## Task requirements
In the listing below, find every line with the string "this" and pull it out.
***** Raw records
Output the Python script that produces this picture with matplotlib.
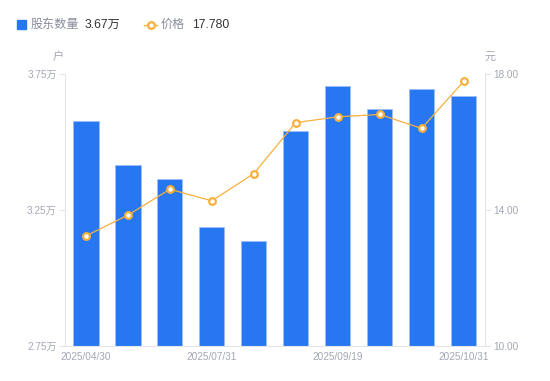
**********
***** Raw records
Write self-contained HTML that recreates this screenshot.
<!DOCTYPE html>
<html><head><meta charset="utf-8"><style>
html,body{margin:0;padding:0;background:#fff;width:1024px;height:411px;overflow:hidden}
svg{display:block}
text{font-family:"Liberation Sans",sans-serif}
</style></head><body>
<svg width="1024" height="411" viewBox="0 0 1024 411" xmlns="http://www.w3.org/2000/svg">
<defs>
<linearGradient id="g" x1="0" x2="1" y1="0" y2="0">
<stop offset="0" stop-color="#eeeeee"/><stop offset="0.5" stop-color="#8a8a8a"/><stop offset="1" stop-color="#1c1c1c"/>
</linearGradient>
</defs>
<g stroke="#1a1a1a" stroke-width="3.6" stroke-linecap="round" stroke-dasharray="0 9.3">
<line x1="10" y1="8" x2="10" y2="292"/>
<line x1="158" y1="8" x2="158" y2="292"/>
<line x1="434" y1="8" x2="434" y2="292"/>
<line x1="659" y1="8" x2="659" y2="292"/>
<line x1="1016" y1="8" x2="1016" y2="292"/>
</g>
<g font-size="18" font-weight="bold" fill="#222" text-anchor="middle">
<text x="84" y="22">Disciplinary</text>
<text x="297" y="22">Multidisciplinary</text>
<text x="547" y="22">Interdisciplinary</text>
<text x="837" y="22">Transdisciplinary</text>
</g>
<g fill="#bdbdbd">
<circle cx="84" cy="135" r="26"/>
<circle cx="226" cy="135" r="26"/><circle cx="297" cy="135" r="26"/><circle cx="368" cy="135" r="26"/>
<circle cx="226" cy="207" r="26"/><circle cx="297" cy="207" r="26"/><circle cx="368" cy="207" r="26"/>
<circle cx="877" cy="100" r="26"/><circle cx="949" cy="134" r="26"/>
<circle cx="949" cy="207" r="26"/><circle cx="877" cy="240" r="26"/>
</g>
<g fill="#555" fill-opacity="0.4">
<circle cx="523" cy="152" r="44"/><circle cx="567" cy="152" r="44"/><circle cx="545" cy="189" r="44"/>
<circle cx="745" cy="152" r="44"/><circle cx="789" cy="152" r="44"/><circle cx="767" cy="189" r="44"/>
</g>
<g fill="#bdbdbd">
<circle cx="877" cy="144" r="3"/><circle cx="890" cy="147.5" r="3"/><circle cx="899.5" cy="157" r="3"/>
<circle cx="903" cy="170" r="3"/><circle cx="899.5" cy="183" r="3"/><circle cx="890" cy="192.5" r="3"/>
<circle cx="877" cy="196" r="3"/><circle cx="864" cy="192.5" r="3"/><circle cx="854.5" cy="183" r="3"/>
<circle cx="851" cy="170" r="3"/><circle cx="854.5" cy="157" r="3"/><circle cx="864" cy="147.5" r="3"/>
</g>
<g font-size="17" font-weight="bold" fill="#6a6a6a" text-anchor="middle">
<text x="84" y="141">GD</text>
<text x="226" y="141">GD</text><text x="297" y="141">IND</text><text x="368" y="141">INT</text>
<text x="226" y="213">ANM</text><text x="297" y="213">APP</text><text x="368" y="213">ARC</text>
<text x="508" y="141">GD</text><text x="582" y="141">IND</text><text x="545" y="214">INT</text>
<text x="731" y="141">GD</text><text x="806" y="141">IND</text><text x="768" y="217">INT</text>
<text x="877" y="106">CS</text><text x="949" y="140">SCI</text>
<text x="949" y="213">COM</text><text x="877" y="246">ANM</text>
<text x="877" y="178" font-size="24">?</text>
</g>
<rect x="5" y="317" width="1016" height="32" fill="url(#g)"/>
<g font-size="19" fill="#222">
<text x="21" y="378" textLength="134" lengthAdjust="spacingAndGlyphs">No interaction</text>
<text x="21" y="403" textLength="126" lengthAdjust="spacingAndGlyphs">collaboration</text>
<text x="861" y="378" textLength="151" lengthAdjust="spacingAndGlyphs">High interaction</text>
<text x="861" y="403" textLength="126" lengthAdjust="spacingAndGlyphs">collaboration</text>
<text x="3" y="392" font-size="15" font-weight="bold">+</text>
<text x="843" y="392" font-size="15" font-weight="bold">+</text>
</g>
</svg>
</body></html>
**********
## Reply to the task
Output the Python script that produces this picture with matplotlib.
Write self-contained HTML that recreates this screenshot.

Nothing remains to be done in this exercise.